>>>>

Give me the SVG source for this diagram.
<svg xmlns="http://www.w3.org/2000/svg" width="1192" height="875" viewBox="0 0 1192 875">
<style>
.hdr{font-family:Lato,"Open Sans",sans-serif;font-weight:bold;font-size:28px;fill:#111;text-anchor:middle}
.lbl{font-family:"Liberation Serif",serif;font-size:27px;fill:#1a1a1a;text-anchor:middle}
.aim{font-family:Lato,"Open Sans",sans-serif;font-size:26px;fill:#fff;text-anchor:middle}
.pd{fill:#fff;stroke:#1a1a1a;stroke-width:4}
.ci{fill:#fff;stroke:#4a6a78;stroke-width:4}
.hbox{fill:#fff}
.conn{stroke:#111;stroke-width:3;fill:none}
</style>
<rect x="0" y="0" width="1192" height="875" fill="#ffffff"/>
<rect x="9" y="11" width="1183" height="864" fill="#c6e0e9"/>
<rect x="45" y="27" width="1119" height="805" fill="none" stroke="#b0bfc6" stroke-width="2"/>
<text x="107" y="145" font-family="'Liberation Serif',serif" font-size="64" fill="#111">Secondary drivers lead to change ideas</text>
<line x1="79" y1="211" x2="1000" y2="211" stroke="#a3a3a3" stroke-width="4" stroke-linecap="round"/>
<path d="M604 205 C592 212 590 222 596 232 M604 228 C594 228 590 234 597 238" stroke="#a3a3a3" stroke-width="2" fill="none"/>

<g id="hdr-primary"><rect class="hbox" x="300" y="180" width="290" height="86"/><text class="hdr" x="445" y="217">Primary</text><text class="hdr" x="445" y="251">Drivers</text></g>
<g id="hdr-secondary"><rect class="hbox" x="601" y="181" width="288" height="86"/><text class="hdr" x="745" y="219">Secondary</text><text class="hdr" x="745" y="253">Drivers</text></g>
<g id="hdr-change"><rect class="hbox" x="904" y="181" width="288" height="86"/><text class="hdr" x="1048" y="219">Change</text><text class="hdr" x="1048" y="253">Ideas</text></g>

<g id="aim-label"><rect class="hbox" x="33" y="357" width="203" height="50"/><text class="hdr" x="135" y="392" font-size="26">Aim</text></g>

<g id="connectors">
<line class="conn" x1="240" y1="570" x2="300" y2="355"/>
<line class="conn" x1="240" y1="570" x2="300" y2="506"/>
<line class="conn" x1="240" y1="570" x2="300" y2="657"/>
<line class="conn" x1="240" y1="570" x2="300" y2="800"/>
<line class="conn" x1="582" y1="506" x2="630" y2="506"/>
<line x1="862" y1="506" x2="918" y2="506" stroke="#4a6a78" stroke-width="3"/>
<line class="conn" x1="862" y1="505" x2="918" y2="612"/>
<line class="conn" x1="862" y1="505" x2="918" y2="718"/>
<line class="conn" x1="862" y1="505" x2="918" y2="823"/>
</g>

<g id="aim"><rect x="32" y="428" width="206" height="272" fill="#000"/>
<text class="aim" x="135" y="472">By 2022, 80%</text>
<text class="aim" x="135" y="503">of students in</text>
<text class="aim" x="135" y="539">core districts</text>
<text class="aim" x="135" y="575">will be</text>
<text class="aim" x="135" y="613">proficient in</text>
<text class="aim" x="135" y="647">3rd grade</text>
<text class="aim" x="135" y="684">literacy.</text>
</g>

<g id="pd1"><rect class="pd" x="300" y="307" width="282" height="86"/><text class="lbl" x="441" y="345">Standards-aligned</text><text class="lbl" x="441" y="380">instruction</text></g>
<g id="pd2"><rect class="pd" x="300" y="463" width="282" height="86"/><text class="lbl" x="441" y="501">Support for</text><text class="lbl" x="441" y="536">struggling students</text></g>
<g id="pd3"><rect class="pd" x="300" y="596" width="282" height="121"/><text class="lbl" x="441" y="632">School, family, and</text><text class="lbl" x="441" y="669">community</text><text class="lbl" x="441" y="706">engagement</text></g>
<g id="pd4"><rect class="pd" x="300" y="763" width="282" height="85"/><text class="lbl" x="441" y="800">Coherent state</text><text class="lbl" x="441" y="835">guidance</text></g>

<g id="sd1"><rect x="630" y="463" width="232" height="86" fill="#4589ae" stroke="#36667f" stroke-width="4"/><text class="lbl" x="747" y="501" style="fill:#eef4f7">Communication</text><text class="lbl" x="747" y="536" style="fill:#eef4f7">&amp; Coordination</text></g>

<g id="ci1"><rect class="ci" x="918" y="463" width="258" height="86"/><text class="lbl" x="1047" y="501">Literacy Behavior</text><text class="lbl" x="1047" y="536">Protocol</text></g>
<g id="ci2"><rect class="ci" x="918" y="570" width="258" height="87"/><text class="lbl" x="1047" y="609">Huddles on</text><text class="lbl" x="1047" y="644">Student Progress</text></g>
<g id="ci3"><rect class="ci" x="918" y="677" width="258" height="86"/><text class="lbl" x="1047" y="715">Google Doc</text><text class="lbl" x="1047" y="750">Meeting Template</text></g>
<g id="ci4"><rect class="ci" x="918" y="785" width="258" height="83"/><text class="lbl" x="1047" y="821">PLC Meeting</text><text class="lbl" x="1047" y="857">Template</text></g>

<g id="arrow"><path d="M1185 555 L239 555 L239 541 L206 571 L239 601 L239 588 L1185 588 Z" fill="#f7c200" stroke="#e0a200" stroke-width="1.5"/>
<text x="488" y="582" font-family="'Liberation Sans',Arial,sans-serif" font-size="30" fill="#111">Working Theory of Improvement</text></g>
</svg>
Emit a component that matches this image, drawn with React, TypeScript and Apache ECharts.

<<<<

# Aim
Can you give every line above again, exactly as written?

# Exercise solution
Give me the SVG source for this diagram.
<svg xmlns="http://www.w3.org/2000/svg" width="1192" height="875" viewBox="0 0 1192 875">
<style>
.hdr{font-family:Lato,"Open Sans",sans-serif;font-weight:bold;font-size:28px;fill:#111;text-anchor:middle}
.lbl{font-family:"Liberation Serif",serif;font-size:27px;fill:#1a1a1a;text-anchor:middle}
.aim{font-family:Lato,"Open Sans",sans-serif;font-size:26px;fill:#fff;text-anchor:middle}
.pd{fill:#fff;stroke:#1a1a1a;stroke-width:4}
.ci{fill:#fff;stroke:#4a6a78;stroke-width:4}
.hbox{fill:#fff}
.conn{stroke:#111;stroke-width:3;fill:none}
</style>
<rect x="0" y="0" width="1192" height="875" fill="#ffffff"/>
<rect x="9" y="11" width="1183" height="864" fill="#c6e0e9"/>
<rect x="45" y="27" width="1119" height="805" fill="none" stroke="#b0bfc6" stroke-width="2"/>
<text x="107" y="145" font-family="'Liberation Serif',serif" font-size="64" fill="#111">Secondary drivers lead to change ideas</text>
<line x1="79" y1="211" x2="1000" y2="211" stroke="#a3a3a3" stroke-width="4" stroke-linecap="round"/>
<path d="M604 205 C592 212 590 222 596 232 M604 228 C594 228 590 234 597 238" stroke="#a3a3a3" stroke-width="2" fill="none"/>

<g id="hdr-primary"><rect class="hbox" x="300" y="180" width="290" height="86"/><text class="hdr" x="445" y="217">Primary</text><text class="hdr" x="445" y="251">Drivers</text></g>
<g id="hdr-secondary"><rect class="hbox" x="601" y="181" width="288" height="86"/><text class="hdr" x="745" y="219">Secondary</text><text class="hdr" x="745" y="253">Drivers</text></g>
<g id="hdr-change"><rect class="hbox" x="904" y="181" width="288" height="86"/><text class="hdr" x="1048" y="219">Change</text><text class="hdr" x="1048" y="253">Ideas</text></g>

<g id="aim-label"><rect class="hbox" x="33" y="357" width="203" height="50"/><text class="hdr" x="135" y="392" font-size="26">Aim</text></g>

<g id="connectors">
<line class="conn" x1="240" y1="570" x2="300" y2="355"/>
<line class="conn" x1="240" y1="570" x2="300" y2="506"/>
<line class="conn" x1="240" y1="570" x2="300" y2="657"/>
<line class="conn" x1="240" y1="570" x2="300" y2="800"/>
<line class="conn" x1="582" y1="506" x2="630" y2="506"/>
<line x1="862" y1="506" x2="918" y2="506" stroke="#4a6a78" stroke-width="3"/>
<line class="conn" x1="862" y1="505" x2="918" y2="612"/>
<line class="conn" x1="862" y1="505" x2="918" y2="718"/>
<line class="conn" x1="862" y1="505" x2="918" y2="823"/>
</g>

<g id="aim"><rect x="32" y="428" width="206" height="272" fill="#000"/>
<text class="aim" x="135" y="472">By 2022, 80%</text>
<text class="aim" x="135" y="503">of students in</text>
<text class="aim" x="135" y="539">core districts</text>
<text class="aim" x="135" y="575">will be</text>
<text class="aim" x="135" y="613">proficient in</text>
<text class="aim" x="135" y="647">3rd grade</text>
<text class="aim" x="135" y="684">literacy.</text>
</g>

<g id="pd1"><rect class="pd" x="300" y="307" width="282" height="86"/><text class="lbl" x="441" y="345">Standards-aligned</text><text class="lbl" x="441" y="380">instruction</text></g>
<g id="pd2"><rect class="pd" x="300" y="463" width="282" height="86"/><text class="lbl" x="441" y="501">Support for</text><text class="lbl" x="441" y="536">struggling students</text></g>
<g id="pd3"><rect class="pd" x="300" y="596" width="282" height="121"/><text class="lbl" x="441" y="632">School, family, and</text><text class="lbl" x="441" y="669">community</text><text class="lbl" x="441" y="706">engagement</text></g>
<g id="pd4"><rect class="pd" x="300" y="763" width="282" height="85"/><text class="lbl" x="441" y="800">Coherent state</text><text class="lbl" x="441" y="835">guidance</text></g>

<g id="sd1"><rect x="630" y="463" width="232" height="86" fill="#4589ae" stroke="#36667f" stroke-width="4"/><text class="lbl" x="747" y="501" style="fill:#eef4f7">Communication</text><text class="lbl" x="747" y="536" style="fill:#eef4f7">&amp; Coordination</text></g>

<g id="ci1"><rect class="ci" x="918" y="463" width="258" height="86"/><text class="lbl" x="1047" y="501">Literacy Behavior</text><text class="lbl" x="1047" y="536">Protocol</text></g>
<g id="ci2"><rect class="ci" x="918" y="570" width="258" height="87"/><text class="lbl" x="1047" y="609">Huddles on</text><text class="lbl" x="1047" y="644">Student Progress</text></g>
<g id="ci3"><rect class="ci" x="918" y="677" width="258" height="86"/><text class="lbl" x="1047" y="715">Google Doc</text><text class="lbl" x="1047" y="750">Meeting Template</text></g>
<g id="ci4"><rect class="ci" x="918" y="785" width="258" height="83"/><text class="lbl" x="1047" y="821">PLC Meeting</text><text class="lbl" x="1047" y="857">Template</text></g>

<g id="arrow"><path d="M1185 555 L239 555 L239 541 L206 571 L239 601 L239 588 L1185 588 Z" fill="#f7c200" stroke="#e0a200" stroke-width="1.5"/>
<text x="488" y="582" font-family="'Liberation Sans',Arial,sans-serif" font-size="30" fill="#111">Working Theory of Improvement</text></g>
</svg>
Emit a component that matches this image, drawn with React, TypeScript and Apache ECharts.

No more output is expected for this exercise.